Serial.println(PHON+"   "+MP3);

MP3Serial.print(0x7E,BYTE);
MP3Serial.print(0x07,BYTE);
MP3Serial.print(0xB0,BYTE);
MP3Serial.print(0x30,BYTE);
MP3Serial.print(0x31,BYTE);
MP3Serial.print(0x30,BYTE);
if (MP3 < 40 && MP3 >= 30) {MP3Serial.print(0x33,BYTE); MP3ONE = MP3-30;}
if (MP3 < 30 && MP3 >= 20) {MP3Serial.print(0x32,BYTE); MP3ONE = MP3-20;}
if (MP3 < 20 && MP3 >= 10) {MP3Serial.print(0x31,BYTE); MP3ONE = MP3-10;}
if (MP3 < 10 && MP3 >= 0) {MP3Serial.print(0x30,BYTE); MP3ONE = MP3;}
if (MP3ONE == 0) {MP3Serial.print(0x30,BYTE);}
if (MP3ONE == 1) {MP3Serial.print(0x31,BYTE);}
if (MP3ONE == 2) {MP3Serial.print(0x32,BYTE);}
if (MP3ONE == 3) {MP3Serial.print(0x33,BYTE);}
if (MP3ONE == 4) {MP3Serial.print(0x34,BYTE);}
if (MP3ONE == 5) {MP3Serial.print(0x35,BYTE);}
if (MP3ONE == 6) {MP3Serial.print(0x36,BYTE);}
if (MP3ONE == 7) {MP3Serial.print(0x37,BYTE);}
if (MP3ONE == 8) {MP3Serial.print(0x38,BYTE);}
if (MP3ONE == 9) {MP3Serial.print(0x39,BYTE);}
MP3Serial.print(0x7E,BYTE);

}

This looks like a problem with character encodings. I just copied your code sample into Arduino, saved the file and the looked at a hexdump of that file - the conclusion is that the Arduino editor is quite happily saving the file in UTF-8 (for me at least).

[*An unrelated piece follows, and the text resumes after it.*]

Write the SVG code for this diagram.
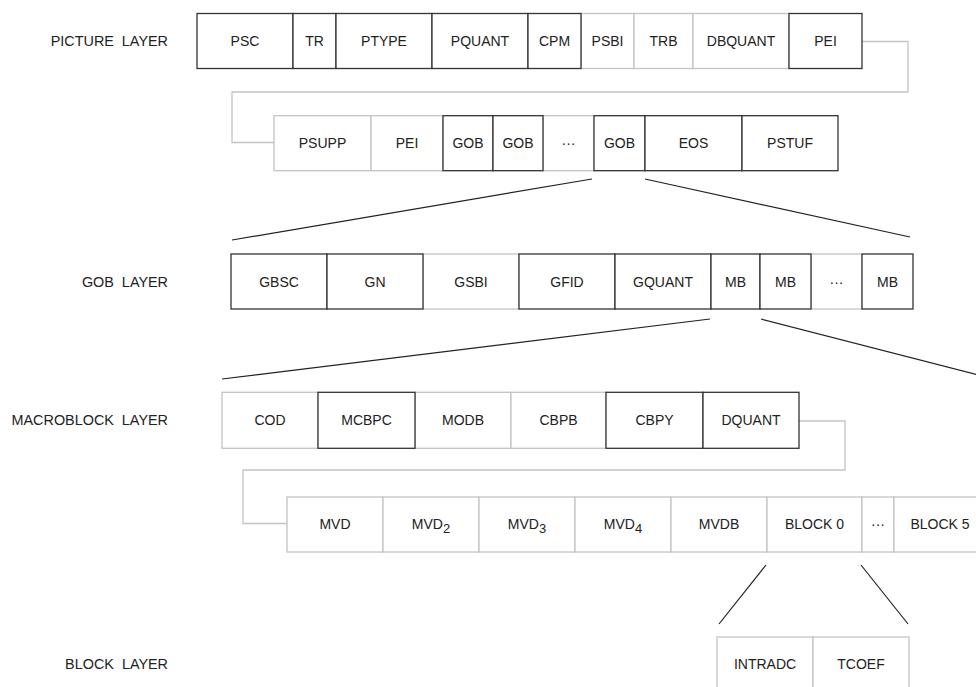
<svg xmlns="http://www.w3.org/2000/svg" width="976" height="687" viewBox="0 0 976 687">
<style>
  .k rect{fill:#fff;stroke:#333;stroke-width:1.3}
  .g rect{fill:#fff;stroke:#c4c4c4;stroke-width:1.3}
  text{font-family:"Liberation Sans",Arial,Helvetica,sans-serif;font-size:14px;fill:#222;text-anchor:middle}
  .lbl{text-anchor:end;font-size:14.4px;white-space:pre}
  .conn{fill:none;stroke:#c4c4c4;stroke-width:1.3}
  .fan{fill:none;stroke:#222;stroke-width:1.2}
</style>
<rect width="976" height="687" fill="#fff"/>
<g id="labels">
  <text class="lbl" x="168" y="46" xml:space="preserve">PICTURE  LAYER</text>
  <text class="lbl" x="168" y="287" xml:space="preserve">GOB  LAYER</text>
  <text class="lbl" x="168" y="425" xml:space="preserve">MACROBLOCK  LAYER</text>
  <text class="lbl" x="168" y="669" xml:space="preserve">BLOCK  LAYER</text>
</g>
<g id="connectors">
  <path class="conn" d="M862 41.5 H908 V92 H232 V142.5 H274"/>
  <path class="conn" d="M799 421 H845 V470 H243 V523.5 H287"/>
  <line class="fan" x1="592" y1="179" x2="232" y2="240"/>
  <line class="fan" x1="645" y1="179" x2="910" y2="237"/>
  <line class="fan" x1="710" y1="319" x2="222" y2="379"/>
  <line class="fan" x1="761" y1="319" x2="990" y2="378"/>
  <line class="fan" x1="766" y1="565" x2="719" y2="624"/>
  <line class="fan" x1="861" y1="565" x2="908" y2="624"/>
</g>
<!-- Row 1: picture layer -->
<g id="n-psbi" class="g"><rect x="581" y="13.5" width="53" height="55"/><text x="607.5" y="46">PSBI</text></g>
<g id="n-trb" class="g"><rect x="634" y="13.5" width="59" height="55"/><text x="663.5" y="46">TRB</text></g>
<g id="n-dbquant" class="g"><rect x="693" y="13.5" width="96" height="55"/><text x="741" y="46">DBQUANT</text></g>
<g id="n-psc" class="k"><rect x="197" y="13.5" width="96" height="55"/><text x="245" y="46">PSC</text></g>
<g id="n-tr" class="k"><rect x="293" y="13.5" width="43" height="55"/><text x="314.5" y="46">TR</text></g>
<g id="n-ptype" class="k"><rect x="336" y="13.5" width="96" height="55"/><text x="384" y="46">PTYPE</text></g>
<g id="n-pquant" class="k"><rect x="432" y="13.5" width="96" height="55"/><text x="480" y="46">PQUANT</text></g>
<g id="n-cpm" class="k"><rect x="528" y="13.5" width="53" height="55"/><text x="554.5" y="46">CPM</text></g>
<g id="n-pei1" class="k"><rect x="789" y="13.5" width="73" height="55"/><text x="825.5" y="46">PEI</text></g>
<!-- Row 2 -->
<g id="n-psupp" class="g"><rect x="274" y="115.7" width="97" height="55"/><text x="322.5" y="148">PSUPP</text></g>
<g id="n-pei2" class="g"><rect x="371" y="115.7" width="72" height="55"/><text x="407" y="148">PEI</text></g>
<g id="n-gobdots" class="g"><rect x="543" y="115.7" width="51" height="55"/><text x="568.5" y="148">···</text></g>
<g id="n-gob1" class="k"><rect x="443" y="115.7" width="50" height="55"/><text x="468" y="148">GOB</text></g>
<g id="n-gob2" class="k"><rect x="493" y="115.7" width="50" height="55"/><text x="518" y="148">GOB</text></g>
<g id="n-gob3" class="k"><rect x="594" y="115.7" width="51" height="55"/><text x="619.5" y="148">GOB</text></g>
<g id="n-eos" class="k"><rect x="645" y="115.7" width="97" height="55"/><text x="693.5" y="148">EOS</text></g>
<g id="n-pstuf" class="k"><rect x="742" y="115.7" width="96" height="55"/><text x="790" y="148">PSTUF</text></g>
<!-- Row 3: GOB layer -->
<g id="n-gsbi" class="g"><rect x="423" y="254" width="96" height="55"/><text x="471" y="287">GSBI</text></g>
<g id="n-mbdots" class="g"><rect x="811" y="254" width="51" height="55"/><text x="836.5" y="287">···</text></g>
<g id="n-gbsc" class="k"><rect x="231" y="254" width="96" height="55"/><text x="279" y="287">GBSC</text></g>
<g id="n-gn" class="k"><rect x="327" y="254" width="96" height="55"/><text x="375" y="287">GN</text></g>
<g id="n-gfid" class="k"><rect x="519" y="254" width="96" height="55"/><text x="567" y="287">GFID</text></g>
<g id="n-gquant" class="k"><rect x="615" y="254" width="96" height="55"/><text x="663" y="287">GQUANT</text></g>
<g id="n-mb1" class="k"><rect x="711" y="254" width="49" height="55"/><text x="735.5" y="287">MB</text></g>
<g id="n-mb2" class="k"><rect x="760" y="254" width="51" height="55"/><text x="785.5" y="287">MB</text></g>
<g id="n-mb3" class="k"><rect x="862" y="254" width="51" height="55"/><text x="887.5" y="287">MB</text></g>
<!-- Row 4: macroblock layer -->
<g id="n-cod" class="g"><rect x="222" y="392.3" width="96" height="56"/><text x="270" y="425">COD</text></g>
<g id="n-modb" class="g"><rect x="415" y="392.3" width="96" height="56"/><text x="463" y="425">MODB</text></g>
<g id="n-cbpb" class="g"><rect x="511" y="392.3" width="95" height="56"/><text x="558.5" y="425">CBPB</text></g>
<g id="n-mcbpc" class="k"><rect x="318" y="392.3" width="97" height="56"/><text x="366.5" y="425">MCBPC</text></g>
<g id="n-cbpy" class="k"><rect x="606" y="392.3" width="97" height="56"/><text x="654.5" y="425">CBPY</text></g>
<g id="n-dquant" class="k"><rect x="703" y="392.3" width="96" height="56"/><text x="751" y="425">DQUANT</text></g>
<!-- Row 5 -->
<g id="n-mvd" class="g"><rect x="287" y="497" width="96" height="55"/><text x="335" y="529">MVD</text></g>
<g id="n-mvd2" class="g"><rect x="383" y="497" width="96" height="55"/><text x="431" y="529">MVD<tspan dy="4" font-size="13">2</tspan></text></g>
<g id="n-mvd3" class="g"><rect x="479" y="497" width="96" height="55"/><text x="527" y="529">MVD<tspan dy="4" font-size="13">3</tspan></text></g>
<g id="n-mvd4" class="g"><rect x="575" y="497" width="96" height="55"/><text x="623" y="529">MVD<tspan dy="4" font-size="13">4</tspan></text></g>
<g id="n-mvdb" class="g"><rect x="671" y="497" width="96" height="55"/><text x="719" y="529">MVDB</text></g>
<g id="n-block0" class="g"><rect x="767" y="497" width="95" height="55"/><text x="814.5" y="529">BLOCK 0</text></g>
<g id="n-blockdots" class="g"><rect x="862" y="497" width="32" height="55"/><text x="878" y="529">···</text></g>
<g id="n-block5" class="g"><rect x="894" y="497" width="110" height="55"/><text x="940" y="529">BLOCK 5</text></g>
<!-- Row 6: block layer -->
<g id="n-intradc" class="g"><rect x="717" y="637" width="96" height="70"/><text x="765" y="669">INTRADC</text></g>
<g id="n-tcoef" class="g"><rect x="813" y="637" width="96" height="70"/><text x="861" y="669">TCOEF</text></g>
</svg>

Basically, if it is the case that on your computer the Arduino editor is working in UTF-8, it simply means that every special character umlaute and eszett is being stored as two bytes instead of one. As a simple work around you could change every sequence including one of these characters to the comparison with the next highest string length. E.g. change

if(S2.equals("öh") == true) {PHON = "OE"; MINIMI = 2; MP3 = 26; LENGTH = 400;}

to

if(S3.equals("öh") == true) {PHON = "OE"; MINIMI = 3; MP3 = 26; LENGTH = 400;}

and move it to the first block of comparisons.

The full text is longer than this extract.